12. On 2011-01-05, Valamir wrote:


Any chance we'll see this synthesized and redacted into a published book...please o please o please. There's a pretty sizeable market for game design books well beyond this hobby...I bet it would be your best and widest seller ever (by orders of magnitude).

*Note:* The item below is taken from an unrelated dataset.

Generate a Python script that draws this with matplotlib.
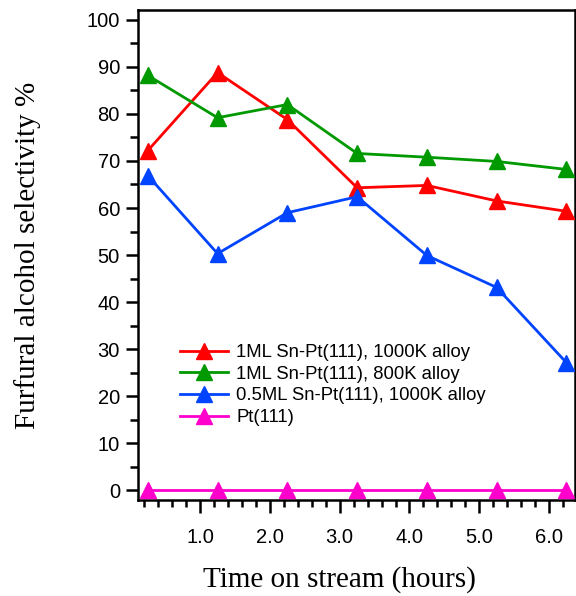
import matplotlib.pyplot as plt
from matplotlib.ticker import MultipleLocator, FormatStrFormatter

# Dados
horas = [0.25, 1.25, 2.25, 3.25, 4.25, 5.25, 6.25]
sn1_1000k = [72.2, 88.8, 78.8, 64.3, 64.8, 61.5, 59.3]
sn1_800k = [88.2, 79.2, 82.0, 71.6, 70.8, 69.9, 68.2]
sn05_1000k = [66.9, 50.3, 59.0, 62.4, 49.9, 43.1, 27.1]
pt111 = [0, 0, 0, 0, 0, 0, 0]

series = [
    ("1ML Sn-Pt(111), 1000K alloy", sn1_1000k, "#ff0000"),
    ("1ML Sn-Pt(111), 800K alloy", sn1_800k, "#009900"),
    ("0.5ML Sn-Pt(111), 1000K alloy", sn05_1000k, "#0044ff"),
    ("Pt(111)", pt111, "#ff00cc"),
]

fig = plt.figure(figsize=(5.76, 5.96), dpi=100)
ax = fig.add_axes([0.2396, 0.161, 0.7584, 0.8222])

for nome, valores, cor in series:
    ax.plot(horas, valores, color=cor, lw=2.0, marker='^', markersize=11,
            label=nome, clip_on=False, zorder=3)

ax.set_xlim(0.11, 6.37)
ax.set_ylim(-2.1, 102.1)

ax.xaxis.set_major_locator(MultipleLocator(1.0))
ax.xaxis.set_minor_locator(MultipleLocator(0.2))
ax.xaxis.set_major_formatter(FormatStrFormatter('%.1f'))
ax.yaxis.set_major_locator(MultipleLocator(10))
ax.yaxis.set_minor_locator(MultipleLocator(5))

for s in ax.spines.values():
    s.set_linewidth(1.8)

ax.tick_params(axis='both', which='major', direction='out', width=1.8,
               labelsize=14.5, labelfontfamily='Liberation Sans')
ax.tick_params(axis='x', which='major', length=9, pad=11)
ax.tick_params(axis='x', which='minor', direction='out', length=5, width=1.8)
ax.tick_params(axis='y', which='major', length=9, pad=4)
ax.tick_params(axis='y', which='minor', direction='out', length=6, width=1.8)

ax.set_xlabel("Time on stream (hours)", fontsize=21, family='Liberation Serif')
ax.xaxis.set_label_coords(0.462, -0.135)
ax.set_ylabel("Furfural alcohol selectivity %", fontsize=21,
              family='Liberation Serif')
ax.yaxis.set_label_coords(-0.222, 0.5)

ax.legend(loc='upper left', bbox_to_anchor=(0.096, 0.318), frameon=False,
          prop={'family': 'Liberation Sans', 'size': 13.3}, handlelength=2.6,
          handletextpad=0.45, labelspacing=0.25, borderpad=0,
          borderaxespad=0)

fig.savefig("out.png", dpi=100)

Also in section 2 did you mean "supplant"? or should it read "supplement"? If the former can you comment on why that and not the latter?

Marginalia


13. On 2011-01-05, jaywalt wrote:


Simon: I started a new thread about your question on SG.
http://story-games.com/forums/comments.php?DiscussionID=13585

Marginalia


14. On 2011-01-05, Vincent wrote:


Enlinked: Game Design Help: What People Want and How to Deliver That

Marginalia


15. On 2011-01-05, Vincent wrote:


Ralph: A chance, yes. We'll see.

Marginalia


16. On 2011-01-05, Seth Ben-Ezra wrote:


Vincent,

FWIW, I would pay cash money for that book. FYI.

Seth

Marginalia


17. On 2011-01-05, eggdropsoap wrote:


I'd pay money for that book. Having these article links collected and curated like this is worthwhile all itself, too.

Simon: My experience with Apocalypse World is that it places the fruitful void in a concordant place with what I want to fruitfully fill. Even as important, it does *not* leave a void in parts of the game where I'm uninterested (or currently unable due to schedule) to fruitfully fill.

Marginalia


18. On 2011-01-06, Simon R wrote:


"The call for external playtesting is a dry run for publication"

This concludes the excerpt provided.